4 major Republican Senators were conspicuously absent from the letter – John McCain (R-AZ), Richard Lugar (R-IN), Scott Brown (R-MA) and Mark Kirk (R-IL). While Sen. Kirk is suffering from a devastating stroke, the remaining 3 GOP Senators said they weren’t even aware of the letter when asked afterwards by reporters. Fittingly, both Lugar and Brown lost their re-election bids this month and will be replaced by Democratic Senators.
Joining their counterparts in the US Senate, 86 members of the US House co-sponsored a resolution last week that calls on President Obama to reject the UN Arms Trade Treaty. It also stipulates that if the President does sign the treaty, that the US government not spend any time or money on it unless and until the US Senate ratifies it, as required by the US Constitution.
The Resolution, HR 814, is led by Rep.

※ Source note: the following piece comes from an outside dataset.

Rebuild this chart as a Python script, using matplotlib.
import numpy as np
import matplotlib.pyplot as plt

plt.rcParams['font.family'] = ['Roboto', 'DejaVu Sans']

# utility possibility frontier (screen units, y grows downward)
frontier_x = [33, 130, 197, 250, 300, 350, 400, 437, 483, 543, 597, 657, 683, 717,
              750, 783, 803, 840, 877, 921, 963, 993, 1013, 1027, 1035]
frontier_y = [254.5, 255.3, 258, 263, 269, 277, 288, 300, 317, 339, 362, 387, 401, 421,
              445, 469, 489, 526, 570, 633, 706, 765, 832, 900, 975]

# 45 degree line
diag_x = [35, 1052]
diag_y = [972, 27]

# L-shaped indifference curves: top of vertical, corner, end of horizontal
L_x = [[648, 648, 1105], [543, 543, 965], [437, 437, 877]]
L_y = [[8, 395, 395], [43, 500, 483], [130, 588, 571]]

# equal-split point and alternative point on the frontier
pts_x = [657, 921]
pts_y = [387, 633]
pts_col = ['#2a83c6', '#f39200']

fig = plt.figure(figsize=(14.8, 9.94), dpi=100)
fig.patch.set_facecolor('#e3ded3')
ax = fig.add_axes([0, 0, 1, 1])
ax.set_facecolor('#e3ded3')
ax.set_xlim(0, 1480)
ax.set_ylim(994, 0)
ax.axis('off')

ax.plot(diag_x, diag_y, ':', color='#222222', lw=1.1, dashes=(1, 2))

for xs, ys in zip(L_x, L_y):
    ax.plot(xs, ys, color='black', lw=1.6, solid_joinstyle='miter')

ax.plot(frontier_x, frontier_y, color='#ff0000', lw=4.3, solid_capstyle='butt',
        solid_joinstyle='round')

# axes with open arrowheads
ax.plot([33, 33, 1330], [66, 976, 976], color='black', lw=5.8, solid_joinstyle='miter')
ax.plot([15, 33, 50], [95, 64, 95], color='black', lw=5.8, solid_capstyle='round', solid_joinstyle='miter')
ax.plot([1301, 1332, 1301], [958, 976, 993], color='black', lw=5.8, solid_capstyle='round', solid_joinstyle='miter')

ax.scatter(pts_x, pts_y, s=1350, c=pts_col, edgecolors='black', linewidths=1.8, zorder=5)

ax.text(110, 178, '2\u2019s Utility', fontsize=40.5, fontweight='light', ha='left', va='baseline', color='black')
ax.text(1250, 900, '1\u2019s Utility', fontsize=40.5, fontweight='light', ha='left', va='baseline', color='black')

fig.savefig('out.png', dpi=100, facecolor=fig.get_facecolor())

Mike Kelly (R-PA), who argues that ATT doesn’t recognize the US Constitution and the Bill of Rights, specifically Americans’ right to keep and bear arms.
“There is considerable cause for alarm regarding the UN’s renewed efforts to forge an Arms Trade Treaty that could trample the constitutional rights of Americans, and could seriously compromise our national security and the security of our allies, whom we will be less able to arm and less quick to defend due to the restrictions placed on us by the ATT,” The Hill reported Kelly saying after introducing his House Resolution.

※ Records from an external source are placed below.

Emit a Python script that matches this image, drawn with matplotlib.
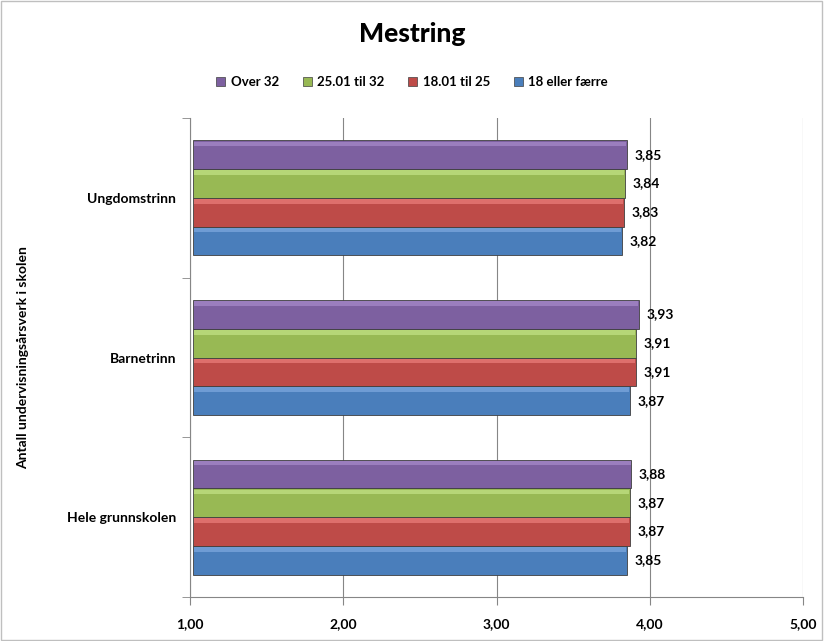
import numpy as np
import matplotlib
matplotlib.use("Agg")
from matplotlib import pyplot as plt
from matplotlib.patches import Rectangle

plt.rcParams['font.family'] = ['Lato', 'DejaVu Sans']

categories = ['Hele grunnskolen', 'Barnetrinn', 'Ungdomstrinn']
series_names = ['18 eller færre', '18.01 til 25', '25.01 til 32', 'Over 32']
values = {
    '18 eller færre': [3.85, 3.87, 3.82],
    '18.01 til 25': [3.87, 3.91, 3.83],
    '25.01 til 32': [3.87, 3.91, 3.84],
    'Over 32': [3.88, 3.93, 3.85],
}
colors = ['#4A7EBB', '#BE4B48', '#98B954', '#7D60A0']
highlights = ['#7FAAE0', '#EC7F7C', '#C4E387', '#A98BCB']
xticks = [1, 2, 3, 4, 5]
xtick_labels = ['1,00', '2,00', '3,00', '4,00', '5,00']

fig = plt.figure(figsize=(8.24, 6.41), dpi=100)
fig.patches.append(Rectangle((0.001, 0.001), 0.997, 0.997, transform=fig.transFigure,
                             fill=False, edgecolor='#BFBFBF', linewidth=1))
ax = fig.add_axes([0.2306, 0.0686, 0.7439, 0.7473])

y = np.arange(len(categories))
h = 0.18
offsets = [-1.5 * h, -0.5 * h, 0.5 * h, 1.5 * h]

for i, name in enumerate(series_names):
    vals = np.array(values[name])
    pos = y + offsets[i]
    ax.barh(pos, vals - 1.02, left=1.02, height=h, color=colors[i], edgecolor='#3F3F3F',
            linewidth=0.6, zorder=3)
    # light strip on top of each bar for the bevel look
    ax.barh(pos + h * 0.38, vals - 1.03, left=1.025, height=h * 0.16,
            color=highlights[i], linewidth=0, zorder=4, alpha=0.7)
    for p, v in zip(pos, vals):
        ax.text(v + 0.05, p, f'{v:.2f}'.replace('.', ','), va='center', ha='left',
                fontsize=10, fontweight='bold', zorder=5)

ax.set_xlim(1, 5)
ax.set_ylim(-0.5, 2.5)
ax.set_xticks(xticks)
ax.set_xticklabels(xtick_labels, fontsize=10, fontweight='bold')
ax.set_yticks(y)
ax.set_yticklabels(categories, fontsize=10, fontweight='bold')
ax.set_yticks([-0.5, 0.5, 1.5, 2.5], minor=True)
ax.tick_params(axis='y', which='major', length=0, pad=10)
ax.tick_params(axis='y', which='minor', length=6, color='#868686')
ax.tick_params(axis='x', length=6, color='#868686', pad=9)
ax.grid(axis='x', color='#868686', linewidth=0.8, zorder=0)
for s in ['top', 'right']:
    ax.spines[s].set_visible(False)
for s in ['left', 'bottom']:
    ax.spines[s].set_color('#868686')

ax.set_ylabel('Antall undervisningsårsverk i skolen', fontsize=10, fontweight='bold')
ax.yaxis.set_label_coords(-0.262, 0.5)

fig.suptitle('Mestring', fontsize=19, fontweight='black', y=0.965)

handles = [Rectangle((0, 0), 1, 1, facecolor=colors[i], edgecolor='#3F3F3F', linewidth=0.5)
           for i in range(3, -1, -1)]
fig.legend(handles, series_names[::-1], loc='center', bbox_to_anchor=(0.5, 0.872),
           ncol=4, frameon=False, prop={'weight': 'bold', 'size': 9.5},
           handlelength=0.7, handleheight=0.7, handletextpad=0.4, columnspacing=1.8)

fig.savefig('out.png', dpi=100)
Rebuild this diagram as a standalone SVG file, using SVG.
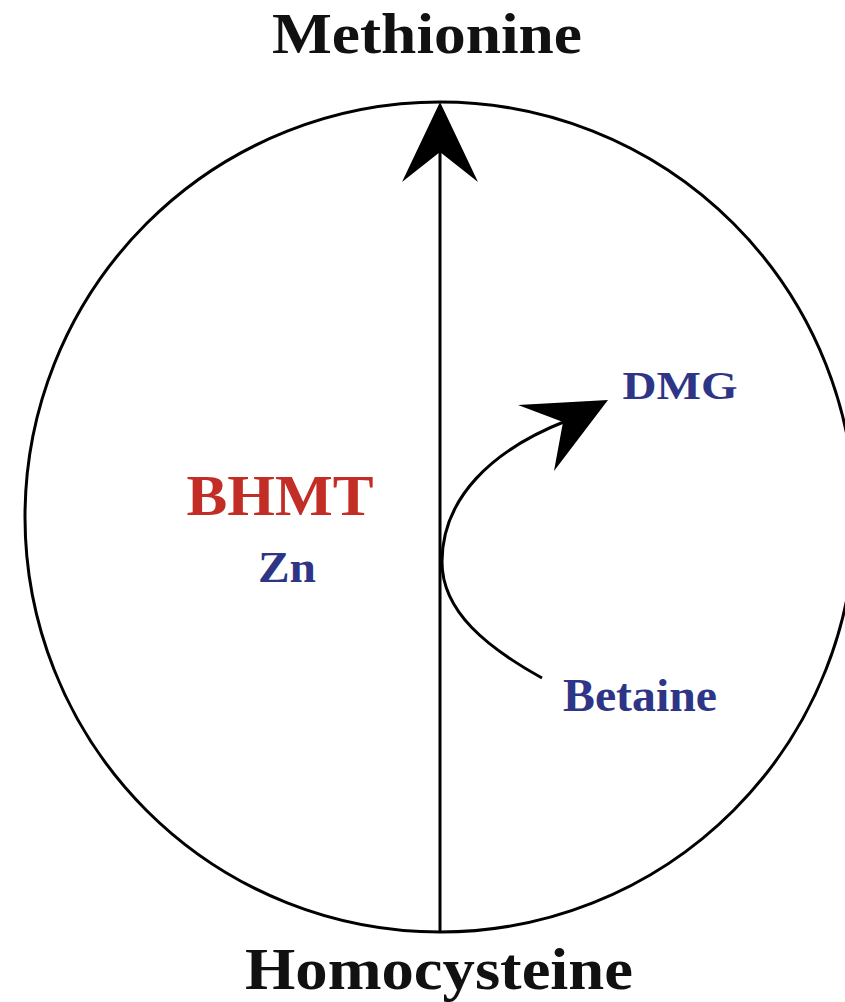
<svg xmlns="http://www.w3.org/2000/svg" width="845" height="1002" viewBox="0 0 845 1002">
<style>
.t{font-family:"Liberation Serif","Times New Roman",serif;font-weight:bold}
.k{fill:#111111}
.b{fill:#2e3586}
.r{fill:#c22d26}
.ln{fill:none;stroke:#000;stroke-width:3}
</style>
<rect width="845" height="1002" fill="#fff"/>
<g id="cycle"><circle class="ln" cx="440" cy="517" r="415"/></g>
<g id="connectors">
<line class="ln" x1="440" y1="933" x2="440" y2="150"/>
<polygon points="440,102 478,182 440,152 402,182" fill="#000"/>
<path class="ln" d="M542,678 C488,648 442,612 442,562 C442,498 492,450 566,421"/>
<polygon points="608,400 554,471 563,422 518,405" fill="#000"/>
</g>
<g id="methionine"><text class="t k" x="427" y="53" font-size="58" text-anchor="middle" textLength="310" lengthAdjust="spacingAndGlyphs">Methionine</text></g>
<g id="homocysteine"><text class="t k" x="439" y="989" font-size="60" text-anchor="middle" textLength="388" lengthAdjust="spacingAndGlyphs">Homocysteine</text></g>
<g id="bhmt"><text class="t r" x="280" y="515" font-size="56" text-anchor="middle" textLength="187" lengthAdjust="spacingAndGlyphs">BHMT</text></g>
<g id="zn"><text class="t b" x="287" y="582" font-size="45" text-anchor="middle" textLength="58" lengthAdjust="spacingAndGlyphs">Zn</text></g>
<g id="dmg"><text class="t b" x="680" y="399" font-size="40" text-anchor="middle" textLength="115" lengthAdjust="spacingAndGlyphs">DMG</text></g>
<g id="betaine"><text class="t b" x="640" y="711" font-size="46" text-anchor="middle" textLength="154" lengthAdjust="spacingAndGlyphs">Betaine</text></g>
</svg>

Currently in the Republican-Chaired House Committee on Foreign Affairs, the Resolution is expected to pass out of committee if the Chair brings it up for a vote. And that brings another surprise – Foreign Affairs Committee Chair Rep. Ileana Ros-Lehtinen (R-FL) will be stepping down at the end of the year. The GOP’s only female Committee Chair is expected to be replaced by Rep. Ed Royce (R-CA). Neither Representative is a co-sponsor of HR 814.

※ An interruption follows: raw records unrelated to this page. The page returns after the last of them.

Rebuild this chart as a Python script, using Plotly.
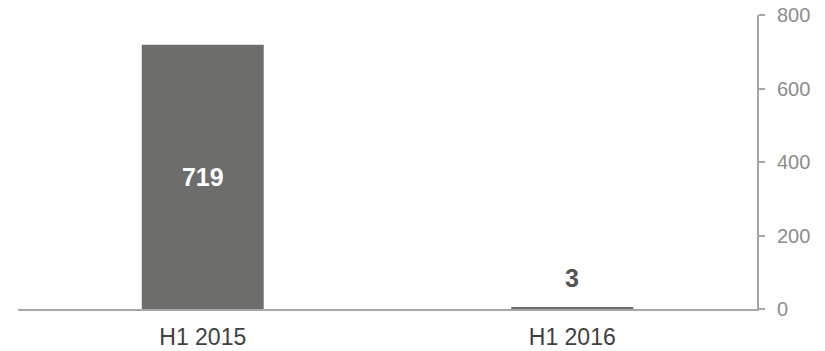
import plotly.graph_objects as go

categories = ["H1 2015", "H1 2016"]
values = [719, 3]
labels = ["719", "3"]
tick_vals = [0, 200, 400, 600, 800]

fig = go.Figure()
fig.add_trace(go.Bar(
    x=categories, y=values,
    marker=dict(color="#6d6d6b", line=dict(width=0)),
    width=0.33,
    text=[labels[0], ""],
    textposition="inside",
    insidetextanchor="middle",
    textfont=dict(family="Liberation Sans, Arial", size=25, color="white"),
    texttemplate="<b>%{text}</b>",
    hoverinfo="skip",
))
fig.add_annotation(
    x=categories[1], y=values[1], text="<b>" + labels[1] + "</b>",
    showarrow=False, yanchor="bottom", yshift=14,
    font=dict(family="Liberation Sans, Arial", size=25, color="#555555"),
)
fig.update_layout(
    width=825, height=351,
    margin=dict(l=18, r=68, t=15, b=42),
    paper_bgcolor="white", plot_bgcolor="white",
    showlegend=False,
    bargap=0.67,
    font=dict(family="Liberation Sans, Arial"),
)
fig.update_xaxes(
    showline=True, linecolor="#a6a6a6", linewidth=2,
    showgrid=False, ticks="",
    tickfont=dict(size=23, color="#404040"),
    ticklabelstandoff=6,
    automargin=False,
)
fig.update_yaxes(
    side="right", range=[0, 800], tickvals=tick_vals,
    showline=True, linecolor="#a6a6a6", linewidth=2,
    ticks="outside", ticklen=6, tickcolor="#a6a6a6", tickwidth=1.5,
    showgrid=False, zeroline=False,
    tickfont=dict(size=20, color="#8c8c8c"),
    ticklabelstandoff=8,
    automargin=False,
)
fig.write_html("out.html")
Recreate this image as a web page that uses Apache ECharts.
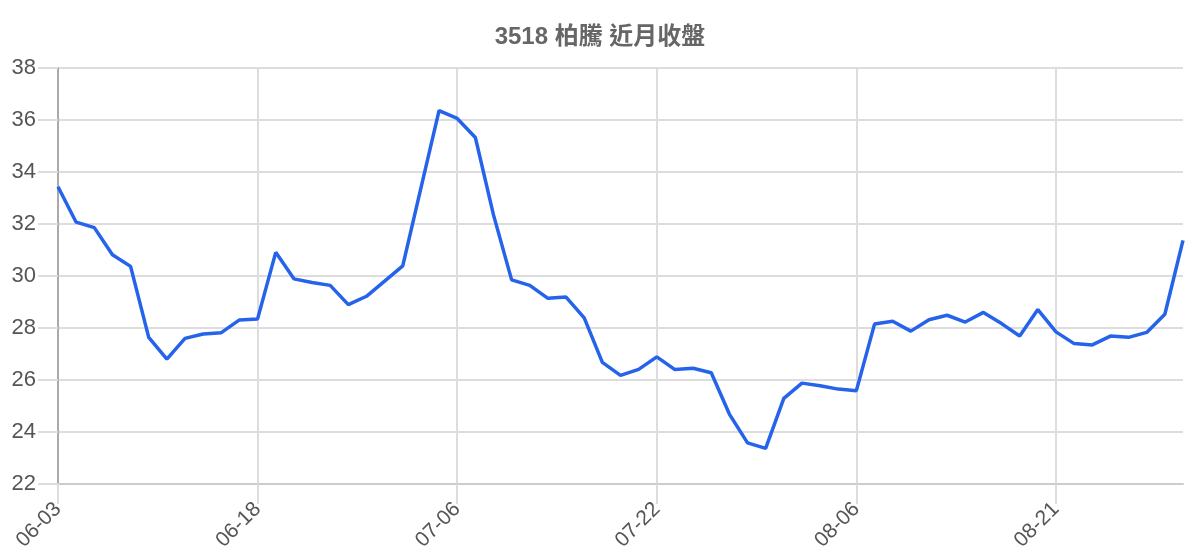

At the time of the House Resolution’s introduction, it had 76 bi-partisan co-sponsors. According to the House website, that number is now up to 86. To view the Resolution, click on HR 814.
Both sides of the ATT debate have dug in and are standing by their claims, albeit mostly assumptions, hopes and fears. The fact is, neither side can say with any certainty how the UN will interpret the treaty in the future, or how future US administrations might interpret and enforce it.
Supporters of the treaty, including one member of the US delegation to the UN, claim, “We will not accept any treaty that infringes on the constitutional rights of our citizens to bear arms.” Indeed, the ATT treaty, as previously written, exempted gun sales “exclusively” domestic and held within the borders of one country. It also protected, “recreational, cultural, historical, and sporting activities”.
One part of the treaty that opponents raise as an example of their fears is the wording that creates a loophole around the above exemptions and protections. ATT, as originally written, requires countries to stop “the possible diversion of arms into the illicit market”. Opponents argue that “illicit markets” could be interpreted, and interpreted differently by each nation, to include political reformers on the local level to military aid to Israel and Taiwan on the global level.
In the end, the UN may learn the same lesson that Americans learned over the past 3 decades – criminals don’t abide by gun control laws. And when those laws are enacted, crime and violence go up, not down. As one opponent asked, “Do you really think the people that supply weapons to the likes of Syrian dictator Bashar Hafez al-Assad or other ruthless thugs are going to be stopped by a piece of paper?”